When therefore I say retool, I mean that it’s time Wenger benched a few players and admitted others. Park Chu-Young did not spend enough time on the pitch to allow for an adequate gauging of both his movement and contribution as a substitute for Ramsey.

So I can’t make a strong argument that Park could be admitted into the lineup in place of Ramsey. In any case, a formation change would be required to do so.

There’s no doubt that Ramsey is a gifted player, and one cannot fault his work rate, but the fact is, he isn’t efficient. To turn this season around, efficiency is critical.

My advice to Wenger would be that when Arteta returns, Ramsey should be made to fight both Rosicky and Benayoun for the creative position, just as both Song and Arteta should be made to fight Coquelin and Wilshere for their own positions. This will force players to wake up.

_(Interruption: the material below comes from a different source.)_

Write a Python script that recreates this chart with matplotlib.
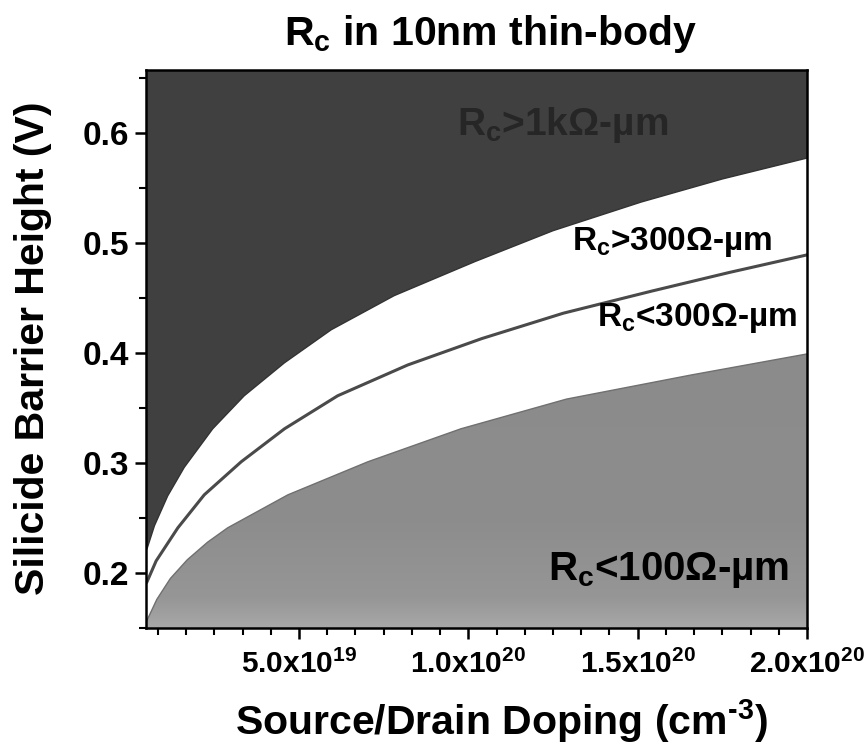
import matplotlib
matplotlib.use("Agg")
import numpy as np
import matplotlib.pyplot as plt
from matplotlib.ticker import MultipleLocator, FixedLocator, FixedFormatter

FONT = "Liberation Sans"
plt.rcParams['font.family'] = [FONT, 'DejaVu Sans']
plt.rcParams['font.weight'] = 'bold'
plt.rcParams['mathtext.fontset'] = 'custom'
plt.rcParams['mathtext.rm'] = FONT + ':bold'
plt.rcParams['mathtext.it'] = FONT + ':bold'
plt.rcParams['mathtext.bf'] = FONT + ':bold'

# ---- data (doping in cm^-3, barrier height in V) ----
doping_1k = [0.51e19, 0.73e19, 1.12e19, 1.61e19, 2.45e19, 3.38e19, 4.57e19, 5.95e19,
             7.81e19, 10.2e19, 12.5e19, 15.1e19, 17.5e19, 20.0e19]
barrier_1k = [0.222, 0.243, 0.270, 0.296, 0.331, 0.361, 0.391, 0.421,
              0.452, 0.483, 0.511, 0.537, 0.558, 0.577]

doping_300 = [0.51e19, 0.78e19, 1.42e19, 2.2e19, 3.29e19, 4.57e19, 6.14e19,
              8.21e19, 10.4e19, 12.8e19, 15.4e19, 17.7e19, 20.0e19]
barrier_300 = [0.192, 0.211, 0.241, 0.271, 0.301, 0.331, 0.361,
               0.389, 0.413, 0.436, 0.456, 0.473, 0.489]

doping_100 = [0.51e19, 0.8e19, 1.2e19, 1.7e19, 2.3e19, 2.89e19, 4.67e19, 7.03e19,
              9.78e19, 12.9e19, 16.6e19, 20.0e19]
barrier_100 = [0.157, 0.176, 0.195, 0.212, 0.228, 0.241, 0.271, 0.301,
               0.331, 0.358, 0.380, 0.399]

x_major = [5e19, 1e20, 1.5e20, 2e20]
x_major_labels = ["5.0x10$^{19}$", "1.0x10$^{20}$", "1.5x10$^{20}$", "2.0x10$^{20}$"]
y_major = [0.2, 0.3, 0.4, 0.5, 0.6]
y_major_labels = ["0.2", "0.3", "0.4", "0.5", "0.6"]

region_labels = ["R$_{\\mathrm{c}}$>1k\u03a9-\u00b5m", "R$_{\\mathrm{c}}$>300\u03a9-\u00b5m",
                 "R$_{\\mathrm{c}}$<300\u03a9-\u00b5m", "R$_{\\mathrm{c}}$<100\u03a9-\u00b5m"]

# ---- figure ----
fig = plt.figure(figsize=(8.68, 7.48), dpi=100)
ax = fig.add_axes([146/868, 1-628/748, (807-146)/868, (628-70)/748])

XMIN, XMAX, YMIN, YMAX = 0.48e19, 2.0e20, 0.15, 0.657
ax.set_facecolor('white')
ax.fill_between(doping_1k, barrier_1k, 1.0, color='#404040', lw=0, zorder=1)
gray = ax.fill_between(doping_100, barrier_100, 0.0, color='#8e8e8e', lw=0, zorder=1)

# subtle lightening of the grey region towards the x axis
grad = np.linspace(0, 1, 256).reshape(-1, 1)
cmap = matplotlib.colors.LinearSegmentedColormap.from_list(
    'g', [(0.0, '#a8a8a8'), (0.1, '#969696'), (0.35, '#8d8d8d'), (1.0, '#8b8b8b')])
im = ax.imshow(grad, cmap=cmap, aspect='auto', origin='lower',
               extent=[XMIN, XMAX, YMIN, 0.42], zorder=1.5, interpolation='bicubic')
im.set_clip_path(gray.get_paths()[0], transform=ax.transData)

ax.plot(doping_1k, barrier_1k, color='#333333', lw=1.0, zorder=2)
ax.plot(doping_100, barrier_100, color='#707070', lw=1.0, zorder=2)
ax.plot(doping_300, barrier_300, color='#4a4a4a', lw=2.2, zorder=3)

ax.set_xlim(XMIN, XMAX)
ax.set_ylim(YMIN, YMAX)

ax.xaxis.set_major_locator(FixedLocator(x_major))
ax.xaxis.set_major_formatter(FixedFormatter(x_major_labels))
ax.xaxis.set_minor_locator(MultipleLocator(5e19/6))
ax.yaxis.set_major_locator(FixedLocator(y_major))
ax.yaxis.set_major_formatter(FixedFormatter(y_major_labels))
ax.yaxis.set_minor_locator(MultipleLocator(0.05))

ax.tick_params(axis='both', which='major', direction='out', length=8, width=1.8,
               labelsize=24, pad=4)
ax.tick_params(axis='both', which='minor', direction='out', length=5, width=1.5)
ax.tick_params(axis='x', which='major', pad=8, labelsize=21.5)
for lbl in ax.get_xticklabels() + ax.get_yticklabels():
    lbl.set_fontweight('bold')
for sp in ax.spines.values():
    sp.set_linewidth(1.8)
    sp.set_zorder(5)

ax.text(0.63, 0.902, region_labels[0], transform=ax.transAxes, fontsize=28,
        fontweight='bold', color='#262626', ha='center', va='center', zorder=6)
ax.text(0.644, 0.692, region_labels[1], transform=ax.transAxes, fontsize=24,
        fontweight='bold', color='black', ha='left', va='center', zorder=6)
ax.text(0.682, 0.556, region_labels[2], transform=ax.transAxes, fontsize=24,
        fontweight='bold', color='black', ha='left', va='center', zorder=6)
ax.text(0.608, 0.104, region_labels[3], transform=ax.transAxes, fontsize=29,
        fontweight='bold', color='black', ha='left', va='center', zorder=6)

fig.text(0.565, 0.955, "R$_{\\mathrm{c}}$ in 10nm thin-body", fontsize=29.5,
         fontweight='bold', ha='center', va='center')
fig.text(0.578, 0.036, "Source/Drain Doping (cm$^{\\text{-3}}$)", fontsize=29.5,
         fontweight='bold', ha='center', va='center')
fig.text(0.038, 0.535, "Silicide Barrier Height (V)", fontsize=29.5,
         fontweight='bold', ha='center', va='center', rotation=90)

fig.savefig("out.png", dpi=100, facecolor='white')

Part of the retooling should involve tinkering with formation to admit promising players such as AOC and Coquelin. And now that Thiery Henry is on hand to help, tinkering is all but necessary.

From now on, Wenger, bench Arshavin and bring him on only when it’s absolutely necessary.

I find your “captain of Russia” argument both nonsensical and condescending to both AOC and the fans. Arshavin could well be Captain America, but as long as he doesn’t produce, it entitles him to nothing. Players should played based on merit, not on seniority.

That said, saying Arsene Wenger should be sacked is a product of hasty emotionalism than of deep and rational study of Arsenal’s current situation.